» Data extract:
= = = =
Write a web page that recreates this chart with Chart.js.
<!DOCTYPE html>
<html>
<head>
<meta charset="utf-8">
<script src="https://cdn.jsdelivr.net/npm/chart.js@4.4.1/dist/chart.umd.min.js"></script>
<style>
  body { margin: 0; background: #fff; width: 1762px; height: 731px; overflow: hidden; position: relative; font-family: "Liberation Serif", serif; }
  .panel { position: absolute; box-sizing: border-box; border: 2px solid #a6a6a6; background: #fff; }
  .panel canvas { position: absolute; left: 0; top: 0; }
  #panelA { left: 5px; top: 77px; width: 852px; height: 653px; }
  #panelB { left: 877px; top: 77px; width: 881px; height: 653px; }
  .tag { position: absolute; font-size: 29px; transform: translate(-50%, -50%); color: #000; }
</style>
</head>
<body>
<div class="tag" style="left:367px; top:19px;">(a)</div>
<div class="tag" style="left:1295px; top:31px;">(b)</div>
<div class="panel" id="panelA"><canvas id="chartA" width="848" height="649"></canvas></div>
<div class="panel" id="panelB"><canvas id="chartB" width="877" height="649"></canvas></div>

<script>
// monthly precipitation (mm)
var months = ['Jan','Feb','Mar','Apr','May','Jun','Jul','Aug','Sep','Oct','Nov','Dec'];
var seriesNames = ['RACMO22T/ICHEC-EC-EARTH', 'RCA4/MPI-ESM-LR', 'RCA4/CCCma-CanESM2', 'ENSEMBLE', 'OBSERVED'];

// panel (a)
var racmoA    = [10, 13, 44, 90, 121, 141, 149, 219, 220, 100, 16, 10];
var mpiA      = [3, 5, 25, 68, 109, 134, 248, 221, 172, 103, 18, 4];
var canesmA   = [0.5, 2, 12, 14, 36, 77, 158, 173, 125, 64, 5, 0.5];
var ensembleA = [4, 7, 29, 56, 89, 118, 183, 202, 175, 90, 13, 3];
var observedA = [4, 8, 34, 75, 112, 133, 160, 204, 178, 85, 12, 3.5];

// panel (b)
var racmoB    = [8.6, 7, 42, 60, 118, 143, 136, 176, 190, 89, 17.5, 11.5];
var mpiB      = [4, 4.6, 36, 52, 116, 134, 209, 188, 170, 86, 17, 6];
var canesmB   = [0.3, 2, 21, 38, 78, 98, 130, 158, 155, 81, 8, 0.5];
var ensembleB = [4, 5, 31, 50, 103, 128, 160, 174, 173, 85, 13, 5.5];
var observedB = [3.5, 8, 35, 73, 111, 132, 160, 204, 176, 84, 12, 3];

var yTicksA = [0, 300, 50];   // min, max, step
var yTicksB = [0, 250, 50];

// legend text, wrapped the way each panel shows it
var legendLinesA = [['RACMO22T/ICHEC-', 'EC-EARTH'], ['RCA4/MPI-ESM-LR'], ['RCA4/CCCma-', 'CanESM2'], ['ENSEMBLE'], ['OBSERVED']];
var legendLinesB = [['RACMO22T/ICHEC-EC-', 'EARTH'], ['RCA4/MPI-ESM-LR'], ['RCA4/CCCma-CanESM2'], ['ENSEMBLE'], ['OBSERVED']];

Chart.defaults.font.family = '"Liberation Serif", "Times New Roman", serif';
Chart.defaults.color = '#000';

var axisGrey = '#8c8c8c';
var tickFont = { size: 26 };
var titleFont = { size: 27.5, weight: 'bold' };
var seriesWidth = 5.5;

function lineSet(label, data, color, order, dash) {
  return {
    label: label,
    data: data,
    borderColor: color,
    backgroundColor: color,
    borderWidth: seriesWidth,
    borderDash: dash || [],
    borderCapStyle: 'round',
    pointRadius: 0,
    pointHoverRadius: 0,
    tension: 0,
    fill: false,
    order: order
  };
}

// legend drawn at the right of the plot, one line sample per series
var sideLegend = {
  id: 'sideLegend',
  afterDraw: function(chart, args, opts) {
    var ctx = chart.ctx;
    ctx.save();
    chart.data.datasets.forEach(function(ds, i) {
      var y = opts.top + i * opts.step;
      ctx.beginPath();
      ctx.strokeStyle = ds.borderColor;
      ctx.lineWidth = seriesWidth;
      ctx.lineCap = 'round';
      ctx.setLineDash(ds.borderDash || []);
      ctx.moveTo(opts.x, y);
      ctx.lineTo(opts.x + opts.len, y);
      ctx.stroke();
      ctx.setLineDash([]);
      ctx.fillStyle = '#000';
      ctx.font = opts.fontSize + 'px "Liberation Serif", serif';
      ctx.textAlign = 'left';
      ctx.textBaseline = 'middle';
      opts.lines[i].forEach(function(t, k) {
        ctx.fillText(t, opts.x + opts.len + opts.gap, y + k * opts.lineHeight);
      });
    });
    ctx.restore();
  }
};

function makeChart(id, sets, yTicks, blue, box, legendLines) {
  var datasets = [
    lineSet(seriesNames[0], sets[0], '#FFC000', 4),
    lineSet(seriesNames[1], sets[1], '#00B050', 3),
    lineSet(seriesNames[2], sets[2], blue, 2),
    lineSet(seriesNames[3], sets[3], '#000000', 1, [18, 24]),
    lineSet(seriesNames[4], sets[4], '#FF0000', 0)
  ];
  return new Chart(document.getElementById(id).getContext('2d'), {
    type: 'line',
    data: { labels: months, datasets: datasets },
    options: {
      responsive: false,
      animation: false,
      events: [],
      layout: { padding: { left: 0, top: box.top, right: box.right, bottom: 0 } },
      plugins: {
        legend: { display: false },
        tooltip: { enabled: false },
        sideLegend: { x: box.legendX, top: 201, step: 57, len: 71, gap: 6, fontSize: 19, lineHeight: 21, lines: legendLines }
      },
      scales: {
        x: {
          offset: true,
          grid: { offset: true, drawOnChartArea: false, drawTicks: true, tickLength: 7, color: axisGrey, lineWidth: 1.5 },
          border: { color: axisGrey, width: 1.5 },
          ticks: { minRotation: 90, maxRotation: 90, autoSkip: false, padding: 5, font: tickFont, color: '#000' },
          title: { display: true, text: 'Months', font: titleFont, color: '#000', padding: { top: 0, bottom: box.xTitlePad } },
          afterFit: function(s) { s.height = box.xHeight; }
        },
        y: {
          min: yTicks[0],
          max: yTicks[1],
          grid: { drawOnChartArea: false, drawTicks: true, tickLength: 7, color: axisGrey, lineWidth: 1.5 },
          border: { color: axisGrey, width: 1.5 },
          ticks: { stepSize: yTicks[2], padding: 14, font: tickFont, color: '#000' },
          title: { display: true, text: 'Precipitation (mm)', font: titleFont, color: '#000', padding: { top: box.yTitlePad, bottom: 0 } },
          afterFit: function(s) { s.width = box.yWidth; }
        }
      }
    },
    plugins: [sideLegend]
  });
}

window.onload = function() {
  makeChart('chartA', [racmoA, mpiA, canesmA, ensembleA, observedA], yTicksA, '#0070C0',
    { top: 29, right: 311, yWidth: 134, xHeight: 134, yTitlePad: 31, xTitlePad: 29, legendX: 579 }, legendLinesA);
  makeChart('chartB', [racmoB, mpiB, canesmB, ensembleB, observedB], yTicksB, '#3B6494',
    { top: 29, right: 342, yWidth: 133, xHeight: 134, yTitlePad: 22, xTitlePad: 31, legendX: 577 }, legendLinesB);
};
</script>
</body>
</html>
= = = =
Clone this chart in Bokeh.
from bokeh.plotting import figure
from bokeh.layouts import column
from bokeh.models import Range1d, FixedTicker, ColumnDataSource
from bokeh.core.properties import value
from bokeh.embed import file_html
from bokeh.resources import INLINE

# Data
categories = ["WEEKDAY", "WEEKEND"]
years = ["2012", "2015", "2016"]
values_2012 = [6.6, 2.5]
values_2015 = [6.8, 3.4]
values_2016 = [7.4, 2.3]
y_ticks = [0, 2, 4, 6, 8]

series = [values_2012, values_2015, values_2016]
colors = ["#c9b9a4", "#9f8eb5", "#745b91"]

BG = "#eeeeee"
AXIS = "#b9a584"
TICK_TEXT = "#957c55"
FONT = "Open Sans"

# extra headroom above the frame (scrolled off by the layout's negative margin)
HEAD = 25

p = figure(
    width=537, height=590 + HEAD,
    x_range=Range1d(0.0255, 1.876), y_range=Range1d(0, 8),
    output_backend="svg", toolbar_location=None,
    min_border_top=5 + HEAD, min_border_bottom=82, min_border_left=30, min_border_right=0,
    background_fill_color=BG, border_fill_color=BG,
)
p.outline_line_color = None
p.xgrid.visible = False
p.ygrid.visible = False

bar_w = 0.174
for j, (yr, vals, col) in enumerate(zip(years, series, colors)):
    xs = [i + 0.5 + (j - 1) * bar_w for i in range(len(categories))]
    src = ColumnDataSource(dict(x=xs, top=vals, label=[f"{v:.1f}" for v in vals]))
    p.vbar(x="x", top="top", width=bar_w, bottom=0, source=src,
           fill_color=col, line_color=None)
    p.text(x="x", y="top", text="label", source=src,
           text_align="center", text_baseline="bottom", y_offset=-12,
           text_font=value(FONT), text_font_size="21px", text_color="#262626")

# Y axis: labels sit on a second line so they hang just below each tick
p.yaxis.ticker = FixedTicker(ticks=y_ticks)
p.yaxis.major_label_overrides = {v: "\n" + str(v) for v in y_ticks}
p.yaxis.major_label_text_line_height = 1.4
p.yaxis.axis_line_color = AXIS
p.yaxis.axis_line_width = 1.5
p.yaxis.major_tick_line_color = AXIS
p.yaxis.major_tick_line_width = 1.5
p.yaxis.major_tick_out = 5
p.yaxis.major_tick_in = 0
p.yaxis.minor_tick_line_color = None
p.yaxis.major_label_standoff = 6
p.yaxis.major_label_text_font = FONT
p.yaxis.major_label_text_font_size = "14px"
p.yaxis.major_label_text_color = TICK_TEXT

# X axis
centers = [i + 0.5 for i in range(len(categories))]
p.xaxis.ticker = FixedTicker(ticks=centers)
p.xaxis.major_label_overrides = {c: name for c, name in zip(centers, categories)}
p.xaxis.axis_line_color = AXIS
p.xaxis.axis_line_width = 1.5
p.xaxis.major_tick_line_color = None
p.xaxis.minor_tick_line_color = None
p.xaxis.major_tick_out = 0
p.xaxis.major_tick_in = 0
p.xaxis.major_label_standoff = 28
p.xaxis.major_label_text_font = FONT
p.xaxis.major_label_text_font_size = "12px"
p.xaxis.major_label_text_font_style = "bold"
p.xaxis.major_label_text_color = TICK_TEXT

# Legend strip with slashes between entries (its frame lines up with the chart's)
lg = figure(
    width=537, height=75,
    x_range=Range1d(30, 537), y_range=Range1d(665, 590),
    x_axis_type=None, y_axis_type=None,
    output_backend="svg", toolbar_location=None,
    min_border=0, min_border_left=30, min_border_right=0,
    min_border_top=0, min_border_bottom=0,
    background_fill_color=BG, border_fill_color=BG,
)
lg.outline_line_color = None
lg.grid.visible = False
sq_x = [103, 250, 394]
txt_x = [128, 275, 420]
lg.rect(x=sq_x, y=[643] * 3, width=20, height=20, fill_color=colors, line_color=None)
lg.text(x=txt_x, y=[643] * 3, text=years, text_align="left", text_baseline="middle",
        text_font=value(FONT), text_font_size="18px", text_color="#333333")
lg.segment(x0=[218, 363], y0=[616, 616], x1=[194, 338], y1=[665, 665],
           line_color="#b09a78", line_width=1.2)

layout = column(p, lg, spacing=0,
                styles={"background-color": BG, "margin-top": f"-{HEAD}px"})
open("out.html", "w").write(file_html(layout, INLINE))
= = = =
Output exactly the lines running from the line containing "Clone this chart in Bokeh." through the line containing "p.ygrid.visible = False", and only those lines.

Clone this chart in Bokeh.
from bokeh.plotting import figure
from bokeh.layouts import column
from bokeh.models import Range1d, FixedTicker, ColumnDataSource
from bokeh.core.properties import value
from bokeh.embed import file_html
from bokeh.resources import INLINE

# Data
categories = ["WEEKDAY", "WEEKEND"]
years = ["2012", "2015", "2016"]
values_2012 = [6.6, 2.5]
values_2015 = [6.8, 3.4]
values_2016 = [7.4, 2.3]
y_ticks = [0, 2, 4, 6, 8]

series = [values_2012, values_2015, values_2016]
colors = ["#c9b9a4", "#9f8eb5", "#745b91"]

BG = "#eeeeee"
AXIS = "#b9a584"
TICK_TEXT = "#957c55"
FONT = "Open Sans"

# extra headroom above the frame (scrolled off by the layout's negative margin)
HEAD = 25

p = figure(
    width=537, height=590 + HEAD,
    x_range=Range1d(0.0255, 1.876), y_range=Range1d(0, 8),
    output_backend="svg", toolbar_location=None,
    min_border_top=5 + HEAD, min_border_bottom=82, min_border_left=30, min_border_right=0,
    background_fill_color=BG, border_fill_color=BG,
)
p.outline_line_color = None
p.xgrid.visible = False
p.ygrid.visible = False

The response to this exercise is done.